### Data extract

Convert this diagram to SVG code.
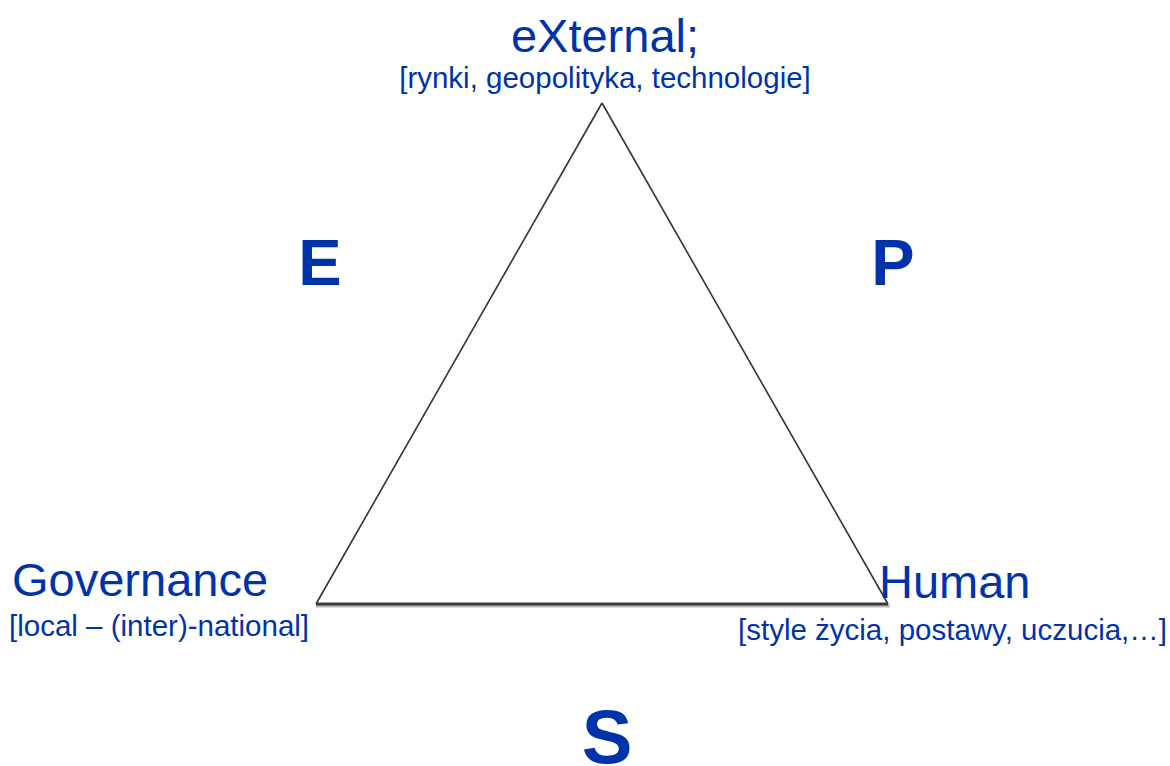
<svg xmlns="http://www.w3.org/2000/svg" width="1170" height="766" viewBox="0 0 1170 766">
<style>
text{font-family:"Liberation Sans",Arial,sans-serif;fill:#0033aa}
.big{font-size:47px}
.small{font-size:29.5px}
.letter{font-size:65px;font-weight:bold}
.side{stroke:#333;stroke-width:1.6;fill:none}
</style>
<rect width="1170" height="766" fill="#fff"/>
<g id="connectors">
<line class="side" x1="602" y1="103" x2="316" y2="604"/>
<line class="side" x1="602" y1="103" x2="888" y2="604"/>
<line x1="316" y1="606" x2="890" y2="606" stroke="#bbb" stroke-width="3"/>
<line x1="316" y1="604" x2="888" y2="604" stroke="#3a3a3a" stroke-width="3"/>
</g>
<g id="node-external">
<text class="big" x="605" y="52" text-anchor="middle" font-size="48">eXternal;</text>
<text class="small" x="605" y="88" text-anchor="middle">[rynki, geopolityka, technologie]</text>
</g>
<g id="node-governance">
<text class="big" x="12" y="596">Governance</text>
<text class="small" x="9" y="636">[local – (inter)-national]</text>
</g>
<g id="node-human">
<text class="big" x="879" y="598">Human</text>
<text class="small" x="1167" y="640" text-anchor="end">[style życia, postawy, uczucia,…]</text>
</g>
<g id="label-E"><text class="letter" x="320" y="285" text-anchor="middle">E</text></g>
<g id="label-P"><text class="letter" x="893" y="285" text-anchor="middle">P</text></g>
<g id="label-S"><text class="letter" x="607" y="763" text-anchor="middle" style="font-size:76px">S</text></g>
</svg>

### What to work on
Leave out the pictures and transcribe everything else exactly.

### Problem solution
Convert this diagram to SVG code.
<svg xmlns="http://www.w3.org/2000/svg" width="1170" height="766" viewBox="0 0 1170 766">
<style>
text{font-family:"Liberation Sans",Arial,sans-serif;fill:#0033aa}
.big{font-size:47px}
.small{font-size:29.5px}
.letter{font-size:65px;font-weight:bold}
.side{stroke:#333;stroke-width:1.6;fill:none}
</style>
<rect width="1170" height="766" fill="#fff"/>
<g id="connectors">
<line class="side" x1="602" y1="103" x2="316" y2="604"/>
<line class="side" x1="602" y1="103" x2="888" y2="604"/>
<line x1="316" y1="606" x2="890" y2="606" stroke="#bbb" stroke-width="3"/>
<line x1="316" y1="604" x2="888" y2="604" stroke="#3a3a3a" stroke-width="3"/>
</g>
<g id="node-external">
<text class="big" x="605" y="52" text-anchor="middle" font-size="48">eXternal;</text>
<text class="small" x="605" y="88" text-anchor="middle">[rynki, geopolityka, technologie]</text>
</g>
<g id="node-governance">
<text class="big" x="12" y="596">Governance</text>
<text class="small" x="9" y="636">[local – (inter)-national]</text>
</g>
<g id="node-human">
<text class="big" x="879" y="598">Human</text>
<text class="small" x="1167" y="640" text-anchor="end">[style życia, postawy, uczucia,…]</text>
</g>
<g id="label-E"><text class="letter" x="320" y="285" text-anchor="middle">E</text></g>
<g id="label-P"><text class="letter" x="893" y="285" text-anchor="middle">P</text></g>
<g id="label-S"><text class="letter" x="607" y="763" text-anchor="middle" style="font-size:76px">S</text></g>
</svg>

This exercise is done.